Supplied material =
— begin —
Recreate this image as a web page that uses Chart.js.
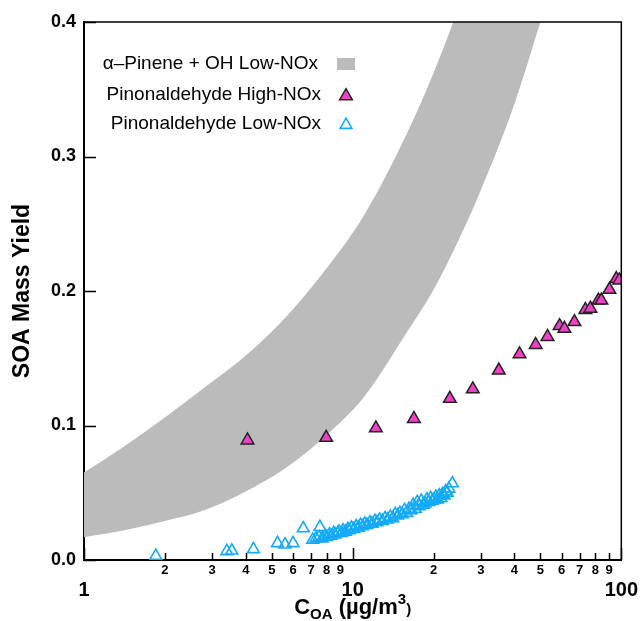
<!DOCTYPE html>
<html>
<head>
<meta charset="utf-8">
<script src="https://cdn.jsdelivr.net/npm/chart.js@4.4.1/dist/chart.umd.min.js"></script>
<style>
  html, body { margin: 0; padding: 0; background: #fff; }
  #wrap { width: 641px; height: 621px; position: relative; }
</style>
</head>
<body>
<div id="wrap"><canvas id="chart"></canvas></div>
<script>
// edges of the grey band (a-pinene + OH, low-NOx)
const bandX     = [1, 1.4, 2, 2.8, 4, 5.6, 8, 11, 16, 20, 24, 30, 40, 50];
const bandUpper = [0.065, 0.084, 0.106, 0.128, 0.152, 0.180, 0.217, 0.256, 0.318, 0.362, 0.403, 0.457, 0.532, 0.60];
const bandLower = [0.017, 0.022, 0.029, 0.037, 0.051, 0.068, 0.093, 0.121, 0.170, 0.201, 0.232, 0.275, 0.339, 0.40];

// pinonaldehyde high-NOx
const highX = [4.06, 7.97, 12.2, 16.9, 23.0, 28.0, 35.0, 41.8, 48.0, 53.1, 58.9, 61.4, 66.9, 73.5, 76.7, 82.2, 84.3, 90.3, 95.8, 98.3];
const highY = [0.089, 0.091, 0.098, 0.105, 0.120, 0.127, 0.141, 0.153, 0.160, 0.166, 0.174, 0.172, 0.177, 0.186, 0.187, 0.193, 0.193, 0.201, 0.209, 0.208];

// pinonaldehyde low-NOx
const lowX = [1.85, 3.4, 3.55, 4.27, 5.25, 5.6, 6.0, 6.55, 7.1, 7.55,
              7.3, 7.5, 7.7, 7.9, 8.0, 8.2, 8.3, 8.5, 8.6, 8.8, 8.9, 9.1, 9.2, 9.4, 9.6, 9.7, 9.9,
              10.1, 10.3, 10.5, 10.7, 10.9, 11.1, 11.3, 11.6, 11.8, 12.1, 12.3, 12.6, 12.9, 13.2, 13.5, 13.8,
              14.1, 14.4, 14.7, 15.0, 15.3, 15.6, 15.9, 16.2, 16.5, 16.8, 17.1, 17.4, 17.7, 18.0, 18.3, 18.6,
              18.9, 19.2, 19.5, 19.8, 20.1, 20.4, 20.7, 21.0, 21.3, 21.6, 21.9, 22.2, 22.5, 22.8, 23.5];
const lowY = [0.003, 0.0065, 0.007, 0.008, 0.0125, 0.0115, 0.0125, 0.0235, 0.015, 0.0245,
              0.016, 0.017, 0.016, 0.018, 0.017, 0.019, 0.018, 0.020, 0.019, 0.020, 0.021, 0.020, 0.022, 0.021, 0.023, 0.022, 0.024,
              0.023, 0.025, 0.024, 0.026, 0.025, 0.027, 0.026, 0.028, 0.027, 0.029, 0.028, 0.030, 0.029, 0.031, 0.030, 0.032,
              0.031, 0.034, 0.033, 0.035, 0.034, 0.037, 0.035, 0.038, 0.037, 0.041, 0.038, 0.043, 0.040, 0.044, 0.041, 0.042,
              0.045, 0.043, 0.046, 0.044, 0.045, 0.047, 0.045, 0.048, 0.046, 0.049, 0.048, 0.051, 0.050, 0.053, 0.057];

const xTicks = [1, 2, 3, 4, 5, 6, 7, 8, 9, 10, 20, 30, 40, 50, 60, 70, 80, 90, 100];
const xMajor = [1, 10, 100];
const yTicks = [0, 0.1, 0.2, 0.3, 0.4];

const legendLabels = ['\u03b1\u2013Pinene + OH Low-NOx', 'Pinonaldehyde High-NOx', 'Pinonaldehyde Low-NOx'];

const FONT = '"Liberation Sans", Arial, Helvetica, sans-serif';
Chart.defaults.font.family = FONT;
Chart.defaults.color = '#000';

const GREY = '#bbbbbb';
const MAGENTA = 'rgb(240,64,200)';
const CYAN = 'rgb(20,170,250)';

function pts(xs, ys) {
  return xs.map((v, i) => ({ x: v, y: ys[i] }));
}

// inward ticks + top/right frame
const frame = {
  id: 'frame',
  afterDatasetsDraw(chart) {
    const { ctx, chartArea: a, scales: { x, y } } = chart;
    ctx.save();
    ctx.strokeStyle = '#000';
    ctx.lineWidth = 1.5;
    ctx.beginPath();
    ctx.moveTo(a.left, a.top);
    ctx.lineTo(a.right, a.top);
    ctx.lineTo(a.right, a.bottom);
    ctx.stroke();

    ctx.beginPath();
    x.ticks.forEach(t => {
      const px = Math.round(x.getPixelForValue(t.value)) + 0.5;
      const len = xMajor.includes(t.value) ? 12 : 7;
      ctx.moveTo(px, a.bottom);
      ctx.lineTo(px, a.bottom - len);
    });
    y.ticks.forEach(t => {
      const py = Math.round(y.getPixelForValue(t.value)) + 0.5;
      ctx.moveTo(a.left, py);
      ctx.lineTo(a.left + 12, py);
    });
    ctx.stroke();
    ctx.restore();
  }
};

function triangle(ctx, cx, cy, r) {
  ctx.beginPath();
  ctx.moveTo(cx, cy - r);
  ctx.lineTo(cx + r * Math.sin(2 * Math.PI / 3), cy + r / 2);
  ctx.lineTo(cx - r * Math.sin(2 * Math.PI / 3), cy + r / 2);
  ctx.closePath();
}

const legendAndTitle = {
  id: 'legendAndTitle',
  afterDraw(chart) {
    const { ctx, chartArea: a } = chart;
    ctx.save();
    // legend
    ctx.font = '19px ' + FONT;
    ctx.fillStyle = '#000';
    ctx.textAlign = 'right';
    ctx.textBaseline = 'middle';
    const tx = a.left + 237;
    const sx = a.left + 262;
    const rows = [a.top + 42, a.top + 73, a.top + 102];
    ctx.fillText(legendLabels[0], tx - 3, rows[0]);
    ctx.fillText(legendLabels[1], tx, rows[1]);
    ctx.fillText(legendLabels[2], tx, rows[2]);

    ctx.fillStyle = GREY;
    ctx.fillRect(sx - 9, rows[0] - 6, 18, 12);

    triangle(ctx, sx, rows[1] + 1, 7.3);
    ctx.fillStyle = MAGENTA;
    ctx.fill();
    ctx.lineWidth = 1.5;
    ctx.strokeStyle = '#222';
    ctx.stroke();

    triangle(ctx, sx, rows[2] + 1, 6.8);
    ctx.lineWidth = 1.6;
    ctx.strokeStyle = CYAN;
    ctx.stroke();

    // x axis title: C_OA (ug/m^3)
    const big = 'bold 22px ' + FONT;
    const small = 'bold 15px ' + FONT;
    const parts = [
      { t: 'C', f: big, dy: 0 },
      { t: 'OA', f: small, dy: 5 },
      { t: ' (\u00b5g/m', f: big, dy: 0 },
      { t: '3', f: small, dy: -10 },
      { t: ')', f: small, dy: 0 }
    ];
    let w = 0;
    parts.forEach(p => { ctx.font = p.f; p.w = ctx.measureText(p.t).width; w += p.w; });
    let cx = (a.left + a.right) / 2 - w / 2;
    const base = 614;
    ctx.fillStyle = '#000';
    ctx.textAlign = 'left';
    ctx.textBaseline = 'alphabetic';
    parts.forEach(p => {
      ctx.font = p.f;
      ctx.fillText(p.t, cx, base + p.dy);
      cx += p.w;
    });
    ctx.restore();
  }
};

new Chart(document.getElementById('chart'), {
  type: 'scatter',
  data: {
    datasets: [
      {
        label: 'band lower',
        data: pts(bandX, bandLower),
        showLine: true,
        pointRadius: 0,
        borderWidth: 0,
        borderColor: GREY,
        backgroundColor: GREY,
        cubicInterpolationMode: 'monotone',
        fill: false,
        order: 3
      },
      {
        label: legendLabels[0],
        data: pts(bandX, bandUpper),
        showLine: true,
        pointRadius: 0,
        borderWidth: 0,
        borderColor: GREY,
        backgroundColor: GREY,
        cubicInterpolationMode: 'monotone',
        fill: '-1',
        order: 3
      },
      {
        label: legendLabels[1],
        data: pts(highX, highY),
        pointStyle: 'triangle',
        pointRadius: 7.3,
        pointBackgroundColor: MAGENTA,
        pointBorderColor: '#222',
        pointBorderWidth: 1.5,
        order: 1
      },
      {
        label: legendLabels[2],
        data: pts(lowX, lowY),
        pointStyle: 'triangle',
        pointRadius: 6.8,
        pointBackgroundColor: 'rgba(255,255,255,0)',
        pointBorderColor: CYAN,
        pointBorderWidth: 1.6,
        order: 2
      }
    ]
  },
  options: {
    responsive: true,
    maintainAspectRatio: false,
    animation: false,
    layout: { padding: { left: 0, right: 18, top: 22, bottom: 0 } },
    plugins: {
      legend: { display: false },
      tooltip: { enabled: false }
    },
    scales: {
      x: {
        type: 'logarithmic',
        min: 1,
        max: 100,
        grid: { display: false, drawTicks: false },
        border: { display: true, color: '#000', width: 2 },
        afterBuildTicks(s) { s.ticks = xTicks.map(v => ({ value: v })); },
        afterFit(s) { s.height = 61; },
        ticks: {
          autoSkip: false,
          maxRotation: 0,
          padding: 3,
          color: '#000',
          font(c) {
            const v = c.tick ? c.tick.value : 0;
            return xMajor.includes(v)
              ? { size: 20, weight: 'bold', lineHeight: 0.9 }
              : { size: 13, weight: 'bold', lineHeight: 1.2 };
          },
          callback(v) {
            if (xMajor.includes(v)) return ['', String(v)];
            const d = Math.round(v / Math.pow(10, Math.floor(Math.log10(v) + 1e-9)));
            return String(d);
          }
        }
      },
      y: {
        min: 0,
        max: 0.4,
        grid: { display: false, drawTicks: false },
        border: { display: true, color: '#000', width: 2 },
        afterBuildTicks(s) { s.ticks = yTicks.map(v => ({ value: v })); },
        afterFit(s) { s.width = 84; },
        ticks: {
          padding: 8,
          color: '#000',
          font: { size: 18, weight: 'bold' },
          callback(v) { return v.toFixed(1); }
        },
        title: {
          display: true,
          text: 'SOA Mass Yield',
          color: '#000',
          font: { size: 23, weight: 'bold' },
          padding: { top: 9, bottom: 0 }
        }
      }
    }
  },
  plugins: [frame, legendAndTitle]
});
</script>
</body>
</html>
— end —
Short task =
Starting with the first line of the data above and ending with the line containing "0.201, 0.209, 0.208];", please restate every line exactly, leaving images out.

Task solution =
Recreate this image as a web page that uses Chart.js.
<!DOCTYPE html>
<html>
<head>
<meta charset="utf-8">
<script src="https://cdn.jsdelivr.net/npm/chart.js@4.4.1/dist/chart.umd.min.js"></script>
<style>
  html, body { margin: 0; padding: 0; background: #fff; }
  #wrap { width: 641px; height: 621px; position: relative; }
</style>
</head>
<body>
<div id="wrap"><canvas id="chart"></canvas></div>
<script>
// edges of the grey band (a-pinene + OH, low-NOx)
const bandX     = [1, 1.4, 2, 2.8, 4, 5.6, 8, 11, 16, 20, 24, 30, 40, 50];
const bandUpper = [0.065, 0.084, 0.106, 0.128, 0.152, 0.180, 0.217, 0.256, 0.318, 0.362, 0.403, 0.457, 0.532, 0.60];
const bandLower = [0.017, 0.022, 0.029, 0.037, 0.051, 0.068, 0.093, 0.121, 0.170, 0.201, 0.232, 0.275, 0.339, 0.40];

// pinonaldehyde high-NOx
const highX = [4.06, 7.97, 12.2, 16.9, 23.0, 28.0, 35.0, 41.8, 48.0, 53.1, 58.9, 61.4, 66.9, 73.5, 76.7, 82.2, 84.3, 90.3, 95.8, 98.3];
const highY = [0.089, 0.091, 0.098, 0.105, 0.120, 0.127, 0.141, 0.153, 0.160, 0.166, 0.174, 0.172, 0.177, 0.186, 0.187, 0.193, 0.193, 0.201, 0.209, 0.208];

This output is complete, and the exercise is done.